Of course, I know it would be better if all seats at such places could be so arranged that gentlemen need not clean their boots on ladies' laps in order to pass out. But also it would be well if gentlemen took all the sustenance in the way of wine which they needed before starting from home; and if they could also bring their godlike minds, to defer smoking till they could annoy only the one lady, whom they have a legal right to annoy, it would add to the general comfort, as well as their public reputation for gallantry and politeness. Men generally object to going out evenings, "because they are so tired." Why, then, they never embrace the opportunity to sit still when they get there, is an inconsistency which we must place unsolved, on the shelf already so well labelled with them. I might suggest also, that if they will persist in cleaning their boots on our laps, in order to get out these narrow sets of seats, and if they will carry off in their exit our gloves and fans and opera-glasses, and if they will keep on repeating this little pastime all the evening, to say nothing of occasionally crushing our feet out of all shape, I would venture to suggest that they should mitigate the suffering by saying, occasionally, "I beg pardon," or, "Pray excuse me," or by some such little deference acknowledge the infinite bore of their presence.

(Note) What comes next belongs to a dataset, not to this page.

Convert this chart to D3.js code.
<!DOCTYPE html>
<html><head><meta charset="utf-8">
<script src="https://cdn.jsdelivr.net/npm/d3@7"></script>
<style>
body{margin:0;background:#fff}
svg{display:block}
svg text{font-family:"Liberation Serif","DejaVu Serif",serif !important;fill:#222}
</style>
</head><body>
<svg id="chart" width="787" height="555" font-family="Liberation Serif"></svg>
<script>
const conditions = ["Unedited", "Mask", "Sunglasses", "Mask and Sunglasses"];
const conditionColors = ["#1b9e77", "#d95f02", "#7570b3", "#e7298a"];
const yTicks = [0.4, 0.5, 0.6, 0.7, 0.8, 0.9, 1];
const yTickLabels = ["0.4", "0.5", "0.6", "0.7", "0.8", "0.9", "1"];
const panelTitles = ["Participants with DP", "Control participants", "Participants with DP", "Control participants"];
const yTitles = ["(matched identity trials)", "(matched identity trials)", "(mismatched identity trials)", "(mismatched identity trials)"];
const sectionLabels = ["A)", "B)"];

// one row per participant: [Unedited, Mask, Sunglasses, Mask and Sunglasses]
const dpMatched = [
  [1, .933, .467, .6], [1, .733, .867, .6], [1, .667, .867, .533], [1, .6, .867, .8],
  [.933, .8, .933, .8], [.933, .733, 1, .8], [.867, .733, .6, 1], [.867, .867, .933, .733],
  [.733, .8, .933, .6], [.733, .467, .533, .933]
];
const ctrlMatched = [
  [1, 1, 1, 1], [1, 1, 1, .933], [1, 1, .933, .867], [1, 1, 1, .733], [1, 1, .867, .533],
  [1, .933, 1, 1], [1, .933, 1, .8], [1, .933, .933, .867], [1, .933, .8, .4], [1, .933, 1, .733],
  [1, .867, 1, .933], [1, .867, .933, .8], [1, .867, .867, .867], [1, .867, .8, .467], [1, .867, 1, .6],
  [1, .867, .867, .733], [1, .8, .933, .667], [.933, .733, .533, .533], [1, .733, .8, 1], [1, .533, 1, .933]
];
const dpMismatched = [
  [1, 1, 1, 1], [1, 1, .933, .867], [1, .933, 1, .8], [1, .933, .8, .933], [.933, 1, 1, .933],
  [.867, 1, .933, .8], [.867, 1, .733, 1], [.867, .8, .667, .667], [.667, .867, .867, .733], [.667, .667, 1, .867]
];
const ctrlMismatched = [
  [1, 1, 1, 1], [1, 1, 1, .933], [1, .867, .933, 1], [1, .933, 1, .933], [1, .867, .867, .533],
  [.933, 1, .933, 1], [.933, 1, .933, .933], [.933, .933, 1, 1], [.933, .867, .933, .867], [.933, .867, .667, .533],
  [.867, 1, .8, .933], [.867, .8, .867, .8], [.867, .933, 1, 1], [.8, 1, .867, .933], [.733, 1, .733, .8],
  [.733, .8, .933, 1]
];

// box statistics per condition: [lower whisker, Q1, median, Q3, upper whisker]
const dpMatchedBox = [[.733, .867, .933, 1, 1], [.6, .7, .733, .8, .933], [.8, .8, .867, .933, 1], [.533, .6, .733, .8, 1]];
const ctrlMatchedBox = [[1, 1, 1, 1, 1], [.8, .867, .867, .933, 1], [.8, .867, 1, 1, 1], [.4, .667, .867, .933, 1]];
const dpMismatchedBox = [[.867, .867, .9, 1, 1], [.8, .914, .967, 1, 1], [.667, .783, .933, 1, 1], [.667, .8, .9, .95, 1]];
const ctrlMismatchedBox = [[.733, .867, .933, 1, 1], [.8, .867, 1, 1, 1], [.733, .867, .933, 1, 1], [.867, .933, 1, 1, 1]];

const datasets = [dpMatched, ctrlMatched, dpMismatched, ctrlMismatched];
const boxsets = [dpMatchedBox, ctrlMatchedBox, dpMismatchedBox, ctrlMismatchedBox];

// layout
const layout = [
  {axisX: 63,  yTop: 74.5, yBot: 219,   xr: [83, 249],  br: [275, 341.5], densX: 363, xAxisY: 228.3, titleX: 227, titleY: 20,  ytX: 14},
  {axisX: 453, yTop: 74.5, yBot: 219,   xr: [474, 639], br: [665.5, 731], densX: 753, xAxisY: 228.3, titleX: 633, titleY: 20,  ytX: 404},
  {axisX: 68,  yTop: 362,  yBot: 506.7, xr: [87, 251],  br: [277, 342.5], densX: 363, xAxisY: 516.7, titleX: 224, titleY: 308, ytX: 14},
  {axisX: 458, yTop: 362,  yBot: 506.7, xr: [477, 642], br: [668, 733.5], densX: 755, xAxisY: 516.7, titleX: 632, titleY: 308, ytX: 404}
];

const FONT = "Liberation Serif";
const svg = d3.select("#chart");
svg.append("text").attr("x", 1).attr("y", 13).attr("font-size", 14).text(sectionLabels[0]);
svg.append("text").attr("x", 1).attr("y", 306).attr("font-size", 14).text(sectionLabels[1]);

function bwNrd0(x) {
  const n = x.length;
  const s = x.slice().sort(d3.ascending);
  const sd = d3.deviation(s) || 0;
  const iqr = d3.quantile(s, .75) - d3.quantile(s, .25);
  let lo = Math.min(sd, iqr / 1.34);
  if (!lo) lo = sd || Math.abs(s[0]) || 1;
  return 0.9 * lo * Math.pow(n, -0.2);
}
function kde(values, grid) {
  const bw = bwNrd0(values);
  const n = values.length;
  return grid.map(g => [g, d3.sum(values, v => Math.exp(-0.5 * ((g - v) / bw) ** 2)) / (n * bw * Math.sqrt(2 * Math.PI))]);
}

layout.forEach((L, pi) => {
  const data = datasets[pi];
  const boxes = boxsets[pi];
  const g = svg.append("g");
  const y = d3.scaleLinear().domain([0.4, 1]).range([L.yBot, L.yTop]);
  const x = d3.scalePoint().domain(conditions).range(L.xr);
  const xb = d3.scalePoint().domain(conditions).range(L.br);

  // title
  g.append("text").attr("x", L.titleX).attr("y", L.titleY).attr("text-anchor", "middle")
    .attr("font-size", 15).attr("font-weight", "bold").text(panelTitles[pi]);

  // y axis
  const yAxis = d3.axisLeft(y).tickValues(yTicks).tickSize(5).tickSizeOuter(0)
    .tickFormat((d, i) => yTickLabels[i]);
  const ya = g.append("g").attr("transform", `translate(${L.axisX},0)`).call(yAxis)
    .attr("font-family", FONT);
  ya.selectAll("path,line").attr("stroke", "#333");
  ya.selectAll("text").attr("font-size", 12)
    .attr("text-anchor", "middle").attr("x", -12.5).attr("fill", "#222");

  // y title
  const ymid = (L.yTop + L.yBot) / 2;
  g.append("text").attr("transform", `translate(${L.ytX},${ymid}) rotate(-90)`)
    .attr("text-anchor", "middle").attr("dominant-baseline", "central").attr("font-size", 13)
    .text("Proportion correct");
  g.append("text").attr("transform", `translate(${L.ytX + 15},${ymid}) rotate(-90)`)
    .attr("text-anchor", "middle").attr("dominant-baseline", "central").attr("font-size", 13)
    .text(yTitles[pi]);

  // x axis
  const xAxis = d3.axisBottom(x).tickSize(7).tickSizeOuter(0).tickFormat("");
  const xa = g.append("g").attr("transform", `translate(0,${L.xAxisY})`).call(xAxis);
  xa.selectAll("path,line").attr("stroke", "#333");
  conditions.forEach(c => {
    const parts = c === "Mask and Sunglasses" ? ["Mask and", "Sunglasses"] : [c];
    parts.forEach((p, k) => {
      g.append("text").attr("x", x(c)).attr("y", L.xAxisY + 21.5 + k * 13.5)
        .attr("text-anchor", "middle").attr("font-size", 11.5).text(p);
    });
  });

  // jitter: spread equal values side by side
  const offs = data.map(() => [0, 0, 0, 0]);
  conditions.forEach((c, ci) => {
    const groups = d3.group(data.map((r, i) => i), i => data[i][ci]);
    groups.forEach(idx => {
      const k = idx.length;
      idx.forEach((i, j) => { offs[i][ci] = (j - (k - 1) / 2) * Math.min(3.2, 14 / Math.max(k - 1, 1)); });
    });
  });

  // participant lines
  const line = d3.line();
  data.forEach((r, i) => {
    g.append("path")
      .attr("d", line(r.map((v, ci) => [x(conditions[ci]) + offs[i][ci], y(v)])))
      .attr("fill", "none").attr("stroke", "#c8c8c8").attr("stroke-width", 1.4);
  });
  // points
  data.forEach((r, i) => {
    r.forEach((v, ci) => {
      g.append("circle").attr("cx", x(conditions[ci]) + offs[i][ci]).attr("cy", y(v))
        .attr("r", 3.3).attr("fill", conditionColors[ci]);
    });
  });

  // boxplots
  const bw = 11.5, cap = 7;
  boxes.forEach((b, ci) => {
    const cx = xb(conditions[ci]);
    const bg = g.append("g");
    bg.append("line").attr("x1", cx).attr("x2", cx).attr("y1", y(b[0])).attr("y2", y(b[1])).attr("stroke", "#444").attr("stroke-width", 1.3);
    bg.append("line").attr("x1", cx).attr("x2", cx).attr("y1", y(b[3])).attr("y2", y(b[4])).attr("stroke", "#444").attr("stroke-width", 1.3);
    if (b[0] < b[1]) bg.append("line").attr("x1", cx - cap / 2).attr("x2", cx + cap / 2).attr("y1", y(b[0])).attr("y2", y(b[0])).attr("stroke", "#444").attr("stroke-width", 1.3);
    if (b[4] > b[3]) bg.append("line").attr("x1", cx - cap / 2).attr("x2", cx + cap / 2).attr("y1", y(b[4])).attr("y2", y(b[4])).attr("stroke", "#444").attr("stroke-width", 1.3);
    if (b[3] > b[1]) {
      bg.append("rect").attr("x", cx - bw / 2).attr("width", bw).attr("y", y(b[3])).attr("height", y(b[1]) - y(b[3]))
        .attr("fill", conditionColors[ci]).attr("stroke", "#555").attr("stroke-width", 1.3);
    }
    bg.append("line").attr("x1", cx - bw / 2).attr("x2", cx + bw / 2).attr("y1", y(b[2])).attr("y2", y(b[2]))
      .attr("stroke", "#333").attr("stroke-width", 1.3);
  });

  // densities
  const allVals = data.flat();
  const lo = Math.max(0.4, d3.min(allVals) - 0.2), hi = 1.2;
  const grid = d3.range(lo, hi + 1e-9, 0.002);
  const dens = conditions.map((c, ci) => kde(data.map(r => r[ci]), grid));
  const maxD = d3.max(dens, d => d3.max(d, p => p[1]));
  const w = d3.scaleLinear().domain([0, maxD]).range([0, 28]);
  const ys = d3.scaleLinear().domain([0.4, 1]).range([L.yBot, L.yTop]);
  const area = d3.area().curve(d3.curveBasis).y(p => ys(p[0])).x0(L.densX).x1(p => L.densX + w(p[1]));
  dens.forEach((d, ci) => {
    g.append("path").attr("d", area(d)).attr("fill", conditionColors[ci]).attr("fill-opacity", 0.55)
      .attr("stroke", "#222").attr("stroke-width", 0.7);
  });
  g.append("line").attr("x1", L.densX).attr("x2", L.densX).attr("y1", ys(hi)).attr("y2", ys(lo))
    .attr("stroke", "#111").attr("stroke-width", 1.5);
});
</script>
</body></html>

Failing in this, I propose that each gentleman, on his return, should bring in his hand a peace-offering to the ladies in the seat, of a glass of lemonade and a bit of cake. Why shouldn't we be thirsty too? Mr. Beecher says a woman has a right to—no, I believe he didn't say that, but he ought to have done so; and if he didn't, "fair play is a jewel."

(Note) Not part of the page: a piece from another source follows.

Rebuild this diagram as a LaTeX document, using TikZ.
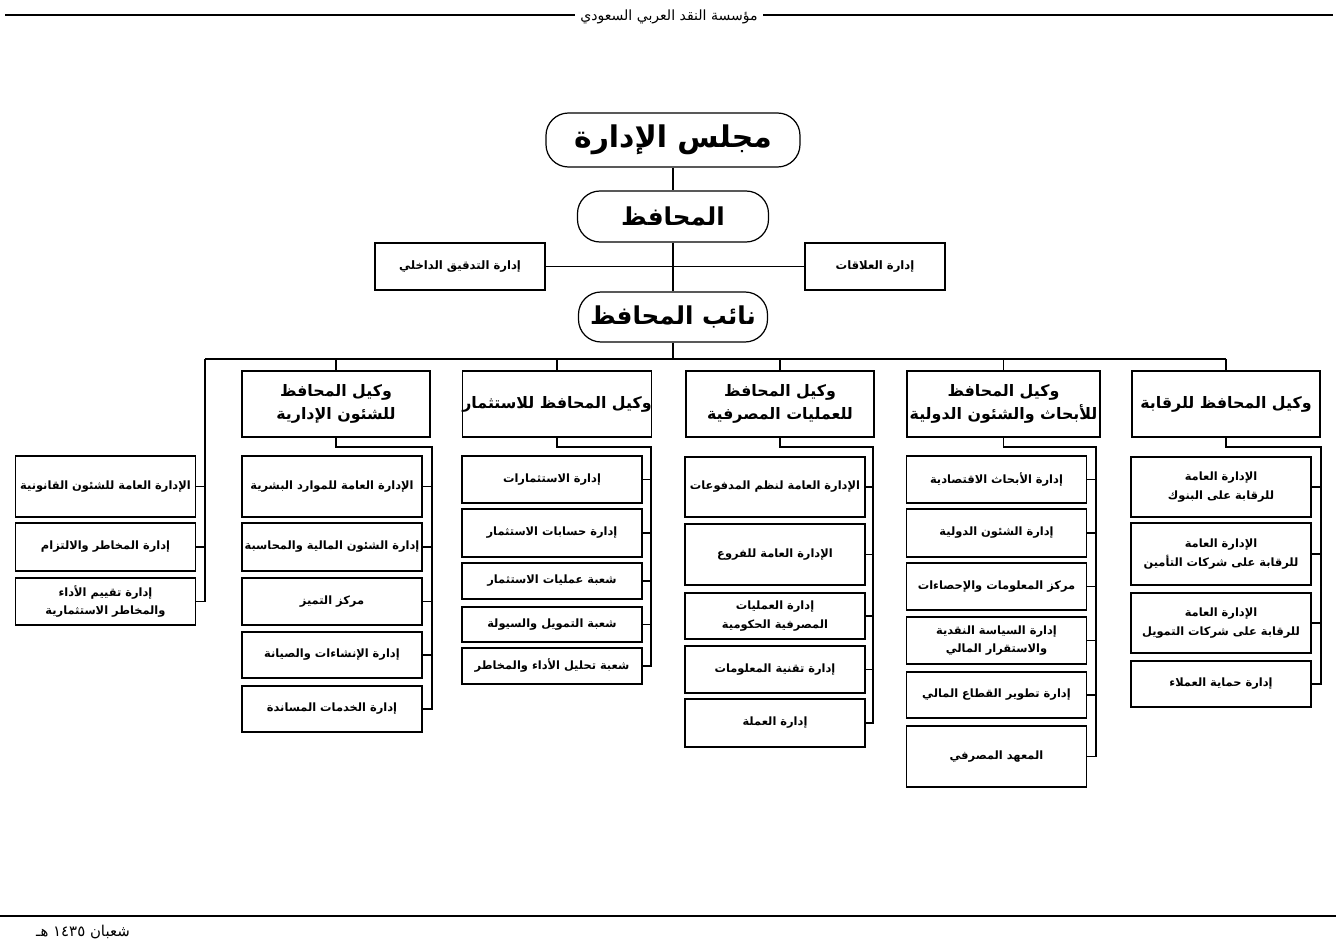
\documentclass[tikz,border=0pt]{standalone}
\usepackage{fontspec}
\usepackage{tikz}
\usetikzlibrary{positioning,calc}
\newfontfamily\arabicfont[Script=Arabic]{DejaVu Sans}
\TeXXeTstate=1
\newcommand{\artext}[1]{\beginR #1\endR}
\tikzset{
  conn/.style={line width=0.6pt, color=black},
  topbox/.style={draw, line width=0.7pt, rounded corners=4.5mm, align=center, inner sep=0pt,
                 font=\arabicfont\bfseries\fontsize{14}{16}\selectfont},
  unitbox/.style={draw, line width=0.6pt, align=center, inner sep=0pt, minimum height=9.4mm,
                  font=\arabicfont\bfseries\fontsize{6.6}{9}\selectfont},
  vicebox/.style={draw, line width=0.7pt, align=center, inner sep=0pt, minimum width=37.6mm,
                  minimum height=13.2mm, font=\arabicfont\bfseries\fontsize{9}{13.5}\selectfont},
  deptbox/.style={draw, line width=0.6pt, align=center, inner sep=0pt, minimum width=36mm,
                  font=\arabicfont\bfseries\fontsize{6.5}{10.5}\selectfont},
}
\begin{document}
\begin{tikzpicture}[x=0.2mm, y=-0.2mm]
  \useasboundingbox (0,0) rectangle (1336,947);

  % page header and footer
  \node[font=\arabicfont\fontsize{8}{10}\selectfont, inner sep=3pt] (hdr) at (669,17)
        {\artext{مؤسسة النقد العربي السعودي}};
  \coordinate (hdrL) at (5,15);
  \coordinate (hdrR) at (1333,15);
  \draw[conn] (hdrL) -- (hdr.west |- hdrL);
  \draw[conn] (hdr.east |- hdrR) -- (hdrR);
  \coordinate (ftL) at (0,916);
  \coordinate (ftR) at (1336,916);
  \draw[line width=1.6pt] (ftL) -- (ftR);
  \node[font=\arabicfont\fontsize{8.5}{10}\selectfont] (date) at (83,932)
        {\artext{شعبان ١٤٣٥ هـ}};

  % top of the chart
  \node[topbox, minimum width=50.8mm, minimum height=10.8mm,
        font=\arabicfont\bfseries\fontsize{17}{19}\selectfont] (board) at (673,140) {\artext{مجلس الإدارة}};
  \node[topbox, minimum width=38.2mm, minimum height=10.2mm] (gov) at (673,216.5) {\artext{المحافظ}};
  \node[topbox, minimum width=37.8mm, minimum height=10mm] (dep) at (673,317) {\artext{نائب المحافظ}};
  \node[unitbox, minimum width=34mm] (audit) at (460,266.5) {\artext{إدارة التدقيق الداخلي}};
  \node[unitbox, minimum width=28mm] (rel) at (875,266.5) {\artext{إدارة العلاقات}};

  \draw[conn] (board) -- (gov);
  \draw[conn] (gov) -- (dep);
  \draw[conn] (audit) -- (rel);

  % vice governors
  \node[vicebox] (vAdm)  at (336,404)  {\artext{وكيل المحافظ}\\\artext{للشئون الإدارية}};
  \node[vicebox] (vInv)  at (557,404)  {\artext{وكيل المحافظ للاستثمار}};
  \node[vicebox] (vBank) at (780,404)  {\artext{وكيل المحافظ}\\\artext{للعمليات المصرفية}};
  \node[vicebox, minimum width=38.6mm] (vRes) at (1003.5,404) {\artext{وكيل المحافظ}\\\artext{للأبحاث والشئون الدولية}};
  \node[vicebox] (vSup)  at (1226,404) {\artext{وكيل المحافظ للرقابة}};

  \coordinate (busL) at (205,359);
  \coordinate (busR) at (1226,359);
  \draw[conn] (dep) -- (dep |- busL);
  \draw[conn] (busL) -- (busR);
  \foreach \v in {vAdm,vInv,vBank,vRes,vSup}
    \draw[conn] (\v.north) -- (\v.north |- busL);

  % units under the deputy (far left)
  \node[deptbox, minimum height=12.2mm] (leg1) at (105.5,486.5) {\artext{الإدارة العامة للشئون القانونية}};
  \node[deptbox, minimum height=9.6mm]  (leg2) at (105.5,547)   {\artext{إدارة المخاطر والالتزام}};
  \node[deptbox, minimum height=9.4mm]  (leg3) at (105.5,601.5) {\artext{إدارة تقييم الأداء}\\\artext{والمخاطر الاستثمارية}};
  \draw[conn] (busL) |- (leg3.east);
  \foreach \n in {leg1,leg2}
    \draw[conn] (\n.east) -- (\n.east -| busL);

  % administrative affairs
  \node[deptbox, minimum height=12.2mm] (a1) at (332,486.5) {\artext{الإدارة العامة للموارد البشرية}};
  \node[deptbox, minimum height=9.6mm]  (a2) at (332,547)   {\artext{إدارة الشئون المالية والمحاسبة}};
  \node[deptbox, minimum height=9.4mm]  (a3) at (332,601.5) {\artext{مركز التميز}};
  \node[deptbox, minimum height=9.2mm]  (a4) at (332,655)   {\artext{إدارة الإنشاءات والصيانة}};
  \node[deptbox, minimum height=9.2mm]  (a5) at (332,709)   {\artext{إدارة الخدمات المساندة}};
  \coordinate (admBr) at (432,447);
  \draw[conn] (vAdm.south) |- (admBr) |- (a5.east);
  \foreach \n in {a1,a2,a3,a4}
    \draw[conn] (\n.east) -- (\n.east -| admBr);

  % investment
  \node[deptbox, minimum height=9.4mm] (i1) at (552,479.5) {\artext{إدارة الاستثمارات}};
  \node[deptbox, minimum height=9.6mm] (i2) at (552,533)   {\artext{إدارة حسابات الاستثمار}};
  \node[deptbox, minimum height=7.2mm] (i3) at (552,581)   {\artext{شعبة عمليات الاستثمار}};
  \node[deptbox, minimum height=7mm]   (i4) at (552,624.5) {\artext{شعبة التمويل والسيولة}};
  \node[deptbox, minimum height=7.2mm] (i5) at (552,666)   {\artext{شعبة تحليل الأداء والمخاطر}};
  \coordinate (invBr) at (651,447);
  \draw[conn] (vInv.south) |- (invBr) |- (i5.east);
  \foreach \n in {i1,i2,i3,i4}
    \draw[conn] (\n.east) -- (\n.east -| invBr);

  % banking operations
  \node[deptbox, minimum height=12mm]   (b1) at (775,487)   {\artext{الإدارة العامة لنظم المدفوعات}};
  \node[deptbox, minimum height=12.2mm] (b2) at (775,554.5) {\artext{الإدارة العامة للفروع}};
  \node[deptbox, minimum height=9.2mm]  (b3) at (775,616)   {\artext{إدارة العمليات}\\\artext{المصرفية الحكومية}};
  \node[deptbox, minimum height=9.4mm]  (b4) at (775,669.5) {\artext{إدارة تقنية المعلومات}};
  \node[deptbox, minimum height=9.6mm]  (b5) at (775,723)   {\artext{إدارة العملة}};
  \coordinate (bankBr) at (873,447);
  \draw[conn] (vBank.south) |- (bankBr) |- (b5.east);
  \foreach \n in {b1,b2,b3,b4}
    \draw[conn] (\n.east) -- (\n.east -| bankBr);

  % research and international affairs
  \node[deptbox, minimum height=9.4mm]  (r1) at (996.5,479.5) {\artext{إدارة الأبحاث الاقتصادية}};
  \node[deptbox, minimum height=9.6mm]  (r2) at (996.5,533)   {\artext{إدارة الشئون الدولية}};
  \node[deptbox, minimum height=9.4mm]  (r3) at (996.5,586.5) {\artext{مركز المعلومات والإحصاءات}};
  \node[deptbox, minimum height=9.4mm]  (r4) at (996.5,640.5) {\artext{إدارة السياسة النقدية}\\\artext{والاستقرار المالي}};
  \node[deptbox, minimum height=9.2mm]  (r5) at (996.5,695)   {\artext{إدارة تطوير القطاع المالي}};
  \node[deptbox, minimum height=12.2mm] (r6) at (996.5,756.5) {\artext{المعهد المصرفي}};
  \coordinate (resBr) at (1096,447);
  \draw[conn] (vRes.south) |- (resBr) |- (r6.east);
  \foreach \n in {r1,r2,r3,r4,r5}
    \draw[conn] (\n.east) -- (\n.east -| resBr);

  % supervision
  \node[deptbox, minimum height=12mm]   (s1) at (1221,487) {\artext{الإدارة العامة}\\\artext{للرقابة على البنوك}};
  \node[deptbox, minimum height=12.4mm] (s2) at (1221,554) {\artext{الإدارة العامة}\\\artext{للرقابة على شركات التأمين}};
  \node[deptbox, minimum height=12mm]   (s3) at (1221,623) {\artext{الإدارة العامة}\\\artext{للرقابة على شركات التمويل}};
  \node[deptbox, minimum height=9.2mm]  (s4) at (1221,684) {\artext{إدارة حماية العملاء}};
  \coordinate (supBr) at (1321,447);
  \draw[conn] (vSup.south) |- (supBr) |- (s4.east);
  \foreach \n in {s1,s2,s3}
    \draw[conn] (\n.east) -- (\n.east -| supBr);
\end{tikzpicture}
\end{document}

Mr. Smith exclaims, on reading this, "Horrible woman!" because, though a handsome man, he sees himself looking selfish and ugly in the glass I hold up to him. Now, Mr. Smith wouldn't say that, if he should sit down beside me and let me talk to him five minutes. Not he! You see I have him at a great disadvantage, away off at the other end of the city or over to Brooklyn. I could say the very same things to him I have just said on paper, sitting here on my sofa beside me, and that man would go on lying, as men will, to other men's wives' faces, and be so polite and smiling, that his own wife never would know him, if she happened in; and he'd tell me that "what I said was all true, and that men were selfish animals," meaning Tom Jones and Sam Jenkins, and every other man but just himself. Don't I know them?

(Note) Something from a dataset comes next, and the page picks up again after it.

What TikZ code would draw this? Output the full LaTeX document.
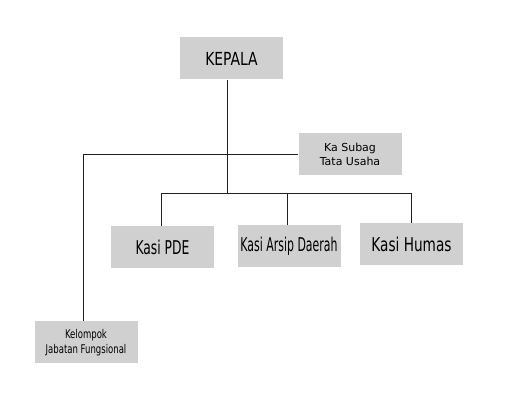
\documentclass[tikz,border=0pt]{standalone}
\usepackage{fontspec}
\setmainfont{DejaVu Sans}
\newfontfamily\kepalafont[FakeStretch=0.86]{DejaVu Sans Condensed}
\newfontfamily\pdefont[FakeStretch=0.72]{DejaVu Sans Condensed}
\newfontfamily\arsipfont[FakeStretch=0.64]{DejaVu Sans Condensed}
\newfontfamily\humasfont[FakeStretch=0.8]{DejaVu Sans Condensed}
\newfontfamily\fungsifont[FakeStretch=0.79]{DejaVu Sans Condensed}
\usepackage{xcolor}
\definecolor{orgBox}{HTML}{D0D0D0}
\definecolor{orgLine}{HTML}{202020}
\usepackage{tikz}
\usetikzlibrary{positioning,calc}
\tikzset{
    unit/.style={
        fill=orgBox,
        rectangle,
        align=center,
        minimum height=42pt,
        minimum width=103pt,
        inner sep=0pt,
        font=\kepalafont\fontsize{18}{20}\selectfont
    },
    smallunit/.style={
        unit,
        font=\fontsize{11}{14}\selectfont
    },
    orgline/.style={
        line width=0.9pt,
        color=orgLine
    }
}
\begin{document}
\begin{tikzpicture}[x=1pt,y=-1pt]
    \useasboundingbox (0,0) rectangle (520,403);
    \node[unit] (kepala) at (231.5,58.5) {KEPALA};
    \node[smallunit] (subag) at (350,154) {Ka Subag\\Tata Usaha};
    \node[unit, font=\pdefont\fontsize{19}{21}\selectfont] (pde) at (162.5,247) {Kasi PDE};
    \node[unit, font=\arsipfont\fontsize{19}{21}\selectfont] (arsip) at (289,246) {Kasi Arsip Daerah};
    \node[unit, font=\humasfont\fontsize{19}{21}\selectfont] (humas) at (411.5,244.5) {Kasi Humas};
    \node[unit, font=\fungsifont\fontsize{12}{15}\selectfont] (kelompok) at (86,342.5) {Kelompok\\Jabatan Fungsional};
    \coordinate (bus) at (227,193);

    \draw[orgline] (kepala.south -| bus) -- (bus);
    \draw[orgline] ([xshift=-1.5pt]pde.north) |- (bus);
    \draw[orgline] (bus) -| ([xshift=-0.5pt]humas.north);
    \draw[orgline] ([xshift=-2pt]arsip.north) -- ([xshift=-2pt]arsip.north |- bus);
    \draw[orgline] (subag.west) -| ([xshift=-3pt]kelompok.north);
\end{tikzpicture}
\end{document}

[NOTES FROM PLYMOUTH ROCK.]
HOW I ever lived so many years in Boston without coming to see Plymouth, is one of the sins of omission for which I am at this present finding doing my best to atone. I trust all of you who are equally guilty, will come as soon as may be to breathe the fine Newport air of the place, and take time to visit its interesting coast, its numerous ponds, its lovely drives through odorous woods, and all the hallowed spots which ought to be dear to the heart of every true American. Don't go to Paris or London till you have been to Plymouth. It were well to "see Niagara" first; but it were better to have gone with me to the "Record Office" this morning, and seen the yellow manuscripts, covered thickly with the small German text-looking handwriting of our Pilgrim Fathers; setting forth, for instance, "the shares they severally held in a cow," in the simple, honest, straightforward manner of the time—one signed by "Myles Standish," who, it seems, having the primitive ambition to own an entire cow, kept buying up the shares of the rest as speedily as his means allowed. I thought of Mr. Bonner's stables, and the thousands of dollars his horses represented, and wondered how he dared to say his catechism! Then I saw their veritable "Charter," kept in a dark cupboard, with a silken curtain drawn across the precious signatures, lest the unscrupulous sunlight, invading this "Holy of Holies," should snatch them from posterity. And then and there was exploded for me the theory that handwriting is indicative of character. Certainly those effeminate, small, beautiful letters gave no sign or token of the moral strength, the rugged persistence of purpose, of the Pilgrim Fathers. Not one modern young lady in a hundred could write so minute and beautiful a hand. They must have had good eyesight in those days, when gas and furnaces were not. Sharp men they were; disguising the very graves of the first little Mayflower band, lest the Indians should take advantage of the reduction of their numbers. The very house I am in bears the name of the first Indian who visited them,—"Samoset." Whether the fair and tender-hearted Rose Standish quailed before the savage owner of this most musical name, I have not learned. I do not hesitate to say, that I should have made for the bushes on his first appearance. It is curious, in walking the streets of Plymouth, to hear the little children calling to each other, in their play, and using the old familiar Mayflower names of hundreds of years ago.